Road to Friendship
84, Charing Cross Road by Helene Hanff is an epistolary account of a twenty-year correspondence between a New York writer and a used book seller in London. In 1949 Helene Hanff writes to Marks & Co., Booksellers at 84, Charing Cross Road in London to inquire about out-of-print books that she is looking for. She promptly receives a response and so begins a cordial business relationship that ends in friendship, though the two never meet personally. Slowly you see the progression of familiarity. They go from salutations of “Gentlemen” and “Madam” to “Helene” and “Frankie.” Helene’s witty and sassy letters are at times accompanied by packages of precious goods that are still rationed in post-war England. She send hams, powdered eggs, and other goodies to an appreciative Frank and his colleagues, which spurs letters from the grateful bookstore recipients as well as Frank’s wife.
This book was on my reading wish list for a long, long time. I recently, finally, ordered a used copy online, which is of course the modern way that sadly eliminates the need for human-like interaction, but happily gives you so many more options than before. (I had also looked in a good old-fashioned bookstore, but they didn’t have it.) For a penny plus shipping, which is about the cost of one coffee, I received a surprisingly thin, little book which took me about as long to read it as does to drink a cup of coffee. But, I was NOT disappointed. I loved the letters and how they subtly reveal bits of the writers’ lives and even the times: the food rationings, Queen Elizabeth’s coronation, how difficult and rare it was to get a car in England. I learned that the pages of many old, old, old books had to be cut before they could be read. The pages were folded over and bound, so the reader had to take a knife and slice the pages apart. It’s nothing I would like to do for each book I read now, but it would bring a whole new anticipation to reading a book.
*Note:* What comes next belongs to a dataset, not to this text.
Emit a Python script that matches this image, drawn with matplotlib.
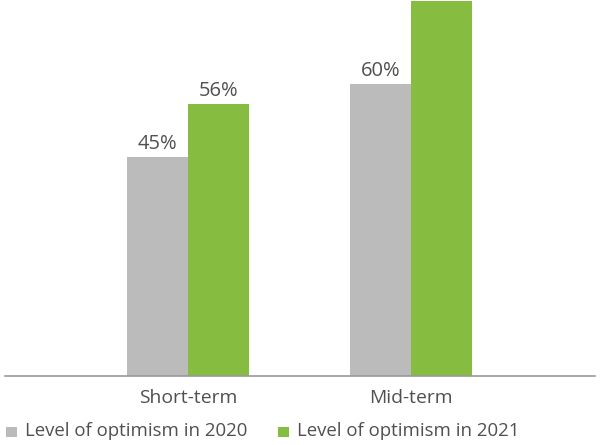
import matplotlib
matplotlib.use("Agg")
import matplotlib.pyplot as plt
from matplotlib.patches import Rectangle
import numpy as np

categories = ["Short-term", "Mid-term"]
series_names = ["Level of optimism in 2020", "Level of optimism in 2021"]
values_2020 = [45, 60]
values_2021 = [56, 77]
colors = ["#BBBBBB", "#86BD40"]
text_color = "#505050"

plt.rcParams['font.family'] = ['Open Sans', 'DejaVu Sans']

W, H = 600, 445
fig = plt.figure(figsize=(W/100, H/100), dpi=100)
ax = fig.add_axes([5/W, 69/H, 590/W, 376/H])

ymax = 77.3
x = np.arange(len(categories))
w = 0.274
b1 = ax.bar(x - w/2, values_2020, w, color=colors[0])
b2 = ax.bar(x + w/2, values_2021, w, color=colors[1])

for bars, vals in ((b1, values_2020), (b2, values_2021)):
    for r, v in zip(bars, vals):
        if v > ymax - 5:
            continue  # label falls outside the picture in the reference
        ax.annotate(f"{v}%", (r.get_x() + r.get_width()/2, v), xytext=(0, 5.8),
                    textcoords="offset points", ha="center", va="baseline",
                    fontsize=14.5, color=text_color)

ax.set_xlim(-0.82, 1.825)
ax.set_ylim(0, ymax)
ax.set_yticks([])
ax.set_xticks(x)
ax.set_xticklabels(categories, fontsize=13.9, color=text_color)
ax.tick_params(axis='x', length=0, pad=9.5)
for s in ("top", "right", "left"):
    ax.spines[s].set_visible(False)
ax.spines["bottom"].set_color("#999999")
ax.spines["bottom"].set_linewidth(1.2)

# legend drawn in figure pixel positions
leg_items = [(6, 25), (278, 297)]
for (sx, tx), c, name in zip(leg_items, colors, series_names):
    fig.patches.append(Rectangle((sx/W, (H-437)/H), 11/W, 10/H, transform=fig.transFigure,
                                 facecolor=c, edgecolor='none'))
    fig.text(tx/W, (H-436)/H, name, fontsize=13.4, color=text_color,
             ha="left", va="baseline")

fig.savefig("out.png", dpi=100)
This was an uplifting and endearing book.
It made me wish I had some kind of correspondence with a total stranger. But when I thought about it, I realized I have something much, much better. I have been exchanging letters with my friend, Anja, since 1971. (Yikes I’m old!) Anja is my friend whom I met in Germany where we went to the first grade together—well, the first half of the year anyway, before I moved to America. We have been writing each other ever since and even send small Christmas gifts every year. Through the years our letters kept us up to date on our lives: husbands, kids (mine), work, and travels (mainly hers). She’s a career woman who’s traveled extensively. Strangely, we’ve never stepped it up to emails other than a few scant ones here and there, but we are Facebook friends and also connect that way. We have each visited each other, but wish we could get together more. I think it’s my turn now since the last time I was there was in 1983. She wants to meet me in New York this fall. Wouldn’t that be nice? Wish I could. Anja’s friendship means a lot to me—I think forty+ years of correspondence proves that.
This book met a several of my 2015 Book Challenges: Read a book that has a number in the title; read a memoir; read a book set in a foreign country (England); read a book that has or will become a movie (released in 1987 starring Anthony Hopkins and Anne Bancroft—on my list to see.)